Budgets are key in delivering a legacy
A common issue for any client is that budgets need to allow for a high quality urban realm or they may be compromised during the process. To achieve a quality public realm demands a realistic budget and it is therefore critical that urban designers are skilled to recognise the financial realities of a project and effective procurement methods. For example, a well-designed station equally demands a high quality public realm as rail links to other modes of transport such as bus services or a growing community. The staging of a project also has advantages and disadvantages in either realising the design intent or in diminishing design quality, as other competing interests hold sway.
Urban design informing context
The function and scope of the public realm should be led by urban design thinking and not merely car movements or preferred entry and exit points. Urban design skills that use accepted qualitative and quantitative methodologies to measure people and places can identify the key priorities in designing public space.
Privatisation of the public realm
Graduate urban designers need to be skilled to critically assess and articulate the protection of the public realm. They need skills to discern when privatisation of the public realm is proposed and utilise existing tools and planning mechanisms to avoid such outcomes.

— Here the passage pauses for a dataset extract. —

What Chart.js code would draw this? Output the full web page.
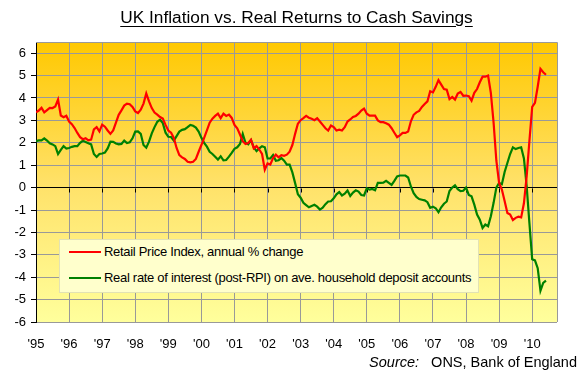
<!DOCTYPE html>
<html>
<head>
<meta charset="utf-8">
<script src="https://cdn.jsdelivr.net/npm/chart.js@4.4.0/dist/chart.umd.min.js"></script>
<style>
  html, body { margin: 0; padding: 0; background: #fff; }
  #wrap { position: relative; width: 585px; height: 378px; overflow: hidden; font-family: "Liberation Sans", Arial, sans-serif; }
  #c { position: absolute; left: 0; top: 0; }
  #title { position: absolute; left: 0; width: 593px; top: 7px; text-align: center; font-size: 17.3px; color: #000; }
  #title span { text-decoration: underline; text-underline-offset: 3px; }
  #legend { position: absolute; left: 59px; top: 239px; width: 418px; height: 52px; background: #FFFFCC; border: 1px solid #E2E2B4; }
  .item { position: absolute; left: 9px; height: 16px; font-size: 13px; line-height: 16px; color: #000; white-space: nowrap; letter-spacing: -0.3px; }
  .item .sw { position: absolute; left: 0; top: 7px; width: 32px; height: 2px; }
  .item .tx { position: absolute; left: 35px; top: 0; }
  #source { position: absolute; right: 8px; top: 354px; font-size: 14.5px; color: #000; white-space: nowrap; }
  #source i { margin-right: 8px; }
</style>
</head>
<body>
<div id="wrap">
  <canvas id="c" width="585" height="378"></canvas>
  <div id="title"><span>UK Inflation vs. Real Returns to Cash Savings</span></div>
  <div id="legend"></div>
  <div id="source"><i>Source:</i> ONS, Bank of England</div>
</div>
<script>
// ---- data (monthly, Jan 1995 onwards) ----
const startYear = 1995;
const tickLabels = ["'95","'96","'97","'98","'99","'00","'01","'02","'03","'04","'05","'06","'07","'08","'09","'10"];
const seriesNames = [
  "Retail Price Index, annual % change",
  "Real rate of interest (post-RPI) on ave. household deposit accounts"
];
const rpi = [
  3.36,3.44,3.56,3.36,3.46,3.56,3.55,3.62,3.93,3.22,3.14,3.21,
  2.95,2.83,2.66,2.44,2.25,2.16,2.20,2.11,2.14,2.60,2.70,2.51,
  2.81,2.72,2.55,2.40,2.55,2.90,3.25,3.45,3.66,3.75,3.72,3.60,
  3.40,3.33,3.48,3.75,4.20,3.85,3.55,3.35,3.26,3.15,3.08,2.80,
  2.55,2.45,2.22,1.77,1.45,1.35,1.28,1.15,1.13,1.15,1.28,1.60,
  1.90,2.22,2.55,2.90,3.08,3.20,3.30,3.10,3.30,3.20,3.26,3.11,
  2.80,2.65,2.37,2.07,1.95,1.99,2.14,1.75,1.85,1.70,1.50,0.80,
  1.08,1.03,1.32,1.47,1.35,1.45,1.42,1.47,1.60,1.90,2.40,2.85,
  3.01,3.10,3.20,3.12,3.07,3.01,3.10,2.95,2.80,2.65,2.55,2.77,
  2.70,2.55,2.59,2.55,2.70,2.95,3.04,3.15,3.20,3.30,3.44,3.53,
  3.30,3.21,3.21,3.21,3.00,2.92,2.92,2.87,2.81,2.65,2.45,2.25,
  2.33,2.44,2.44,2.50,2.96,3.25,3.36,3.42,3.60,3.73,3.85,4.30,
  4.25,4.50,4.80,4.60,4.40,4.37,3.95,4.05,3.93,4.20,4.27,4.10,
  4.11,4.08,3.88,4.23,4.40,4.70,4.95,4.95,5.00,4.23,2.90,1.20,
  0.21,-0.09,-0.60,-1.13,-1.20,-1.45,-1.35,-1.30,-1.33,-0.70,0.51,2.10,
  3.60,3.78,4.50,5.30,5.15,5.04
];
const realRate = [
  2.07,2.11,2.11,2.20,2.10,1.98,1.93,1.85,1.50,1.68,1.85,1.74,
  1.77,1.82,1.85,1.85,2.00,2.09,2.04,1.98,1.93,1.50,1.37,1.50,
  1.52,1.56,1.75,2.05,2.04,1.97,1.93,1.95,2.10,1.99,2.02,2.20,
  2.50,2.51,2.40,1.90,1.78,2.05,2.42,2.70,2.94,3.03,2.88,2.45,
  2.27,2.26,2.10,2.30,2.50,2.58,2.61,2.70,2.80,2.76,2.68,2.50,
  2.22,2.00,1.83,1.60,1.50,1.38,1.25,1.40,1.22,1.23,1.38,1.55,
  1.73,1.80,1.95,2.40,2.00,1.93,2.12,1.80,1.63,1.75,1.85,1.80,
  1.30,1.30,1.45,1.20,1.22,1.32,1.20,1.03,1.03,0.68,0.20,-0.30,
  -0.45,-0.68,-0.78,-0.88,-0.82,-0.77,-0.85,-0.98,-0.90,-0.74,-0.62,-0.61,
  -0.48,-0.30,-0.20,-0.35,-0.27,-0.13,-0.37,-0.22,-0.12,-0.18,-0.33,-0.35,
  -0.03,-0.09,-0.06,-0.12,0.21,0.21,0.22,0.30,0.21,0.12,0.30,0.50,
  0.54,0.54,0.54,0.45,0.05,-0.25,-0.42,-0.51,-0.54,-0.57,-0.65,-0.90,
  -0.85,-0.92,-1.10,-0.88,-0.72,-0.62,-0.15,0.00,0.10,-0.07,-0.16,-0.14,
  0.00,-0.33,-0.39,-0.76,-1.20,-1.43,-1.80,-1.65,-1.73,-1.28,-0.68,0.00,
  0.21,0.15,0.70,1.10,1.50,1.80,1.72,1.77,1.80,1.30,0.06,-1.60,
  -3.20,-3.25,-3.60,-4.60,-4.25,-4.15
];
const seriesColors = ["#FF0000", "#008000"];

// month labels (categories)
const monthNames = ["Jan","Feb","Mar","Apr","May","Jun","Jul","Aug","Sep","Oct","Nov","Dec"];
const months = rpi.map((_, i) => monthNames[i % 12] + " " + (startYear + Math.floor(i / 12)));

const toPoints = arr => arr.map((v, i) => ({ x: i, y: v }));

const bgPlugin = {
  id: 'bg',
  beforeDraw(chart) {
    const { ctx, chartArea: a } = chart;
    const g = ctx.createLinearGradient(0, a.top, 0, a.bottom);
    g.addColorStop(0, '#FFC800');
    g.addColorStop(0.5, '#FFE168');
    g.addColorStop(1, '#FFFF9C');
    ctx.save();
    ctx.fillStyle = g;
    ctx.fillRect(a.left, a.top, a.right - a.left, a.bottom - a.top);
    ctx.restore();
  },
  beforeDatasetsDraw(chart) {
    const { ctx, chartArea: a, scales } = chart;
    ctx.save();
    ctx.strokeStyle = '#999999';
    ctx.lineWidth = 1;
    ctx.beginPath();
    ctx.moveTo(a.left, a.top + 0.5); ctx.lineTo(a.right + 0.5, a.top + 0.5);
    ctx.lineTo(a.right + 0.5, a.bottom);
    ctx.stroke();
    const y0 = Math.round(scales.y.getPixelForValue(0)) + 0.5;
    ctx.strokeStyle = '#000';
    ctx.beginPath();
    scales.x.ticks.forEach(t => {
      if (t.value === 0) return;
      const x = Math.round(scales.x.getPixelForValue(t.value)) + 0.5;
      ctx.moveTo(x, y0); ctx.lineTo(x, y0 + 4);
    });
    ctx.stroke();
    ctx.restore();
  }
};

const chart = new Chart(document.getElementById('c'), {
  type: 'line',
  data: {
    labels: months,
    datasets: [
      { label: seriesNames[0], data: toPoints(rpi), borderColor: seriesColors[0], borderWidth: 2.2, pointRadius: 0, tension: 0, fill: false },
      { label: seriesNames[1], data: toPoints(realRate), borderColor: seriesColors[1], borderWidth: 2.2, pointRadius: 0, tension: 0, fill: false }
    ]
  },
  options: {
    responsive: false,
    devicePixelRatio: 1,
    animation: false,
    layout: { padding: { top: 42, right: 28, left: 0, bottom: 0 } },
    plugins: { legend: { display: false }, tooltip: { enabled: false }, title: { display: false } },
    scales: {
      x: {
        type: 'linear', min: 0, max: 189,
        afterFit: s => { s.height = 56; },
        border: { display: false },
        grid: { color: ctx => ctx.tick && ctx.tick.value === 0 ? '#000' : '#999999', drawTicks: false, lineWidth: 1 },
        ticks: {
          stepSize: 12, autoSkip: false, maxRotation: 0, includeBounds: false,
          padding: 15, color: '#000',
          font: { family: '"Liberation Sans", Arial, sans-serif', size: 13 },
          callback: v => tickLabels[v / 12] ?? ''
        }
      },
      y: {
        min: -6, max: 6.5,
        afterFit: s => { s.width = 36; },
        border: { color: '#000', width: 1 },
        grid: { color: ctx => ctx.tick && ctx.tick.value === 0 ? '#000' : '#999999', tickColor: '#000', tickLength: 5, lineWidth: 1 },
        ticks: {
          stepSize: 1, includeBounds: false, padding: 5, color: '#000',
          font: { family: '"Liberation Sans", Arial, sans-serif', size: 13 },
          callback: v => String(v)
        }
      }
    }
  },
  plugins: [bgPlugin]
});

const leg = document.getElementById('legend');
chart.data.datasets.forEach((ds, i) => {
  const it = document.createElement('div');
  it.className = 'item';
  it.style.top = (4 + i * 26) + 'px';
  const sw = document.createElement('div');
  sw.className = 'sw'; sw.style.background = ds.borderColor;
  const tx = document.createElement('div');
  tx.className = 'tx'; tx.textContent = ds.label;
  it.appendChild(sw); it.appendChild(tx);
  leg.appendChild(it);
});
</script>
</body>
</html>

Other key themes include understanding the value of a robust masterplan, designing for whole-of-life, testing structure plans and recognising the importance of the plan, elevation and cross-section in articulating design intent. High quality urban design becomes even more critical as we increase the density of our cities and accommodate a growing and ageing population. Urban design courses must continue to encourage critical thinking, effective graphic and written communication to equip graduates as the future design champions of the public realm.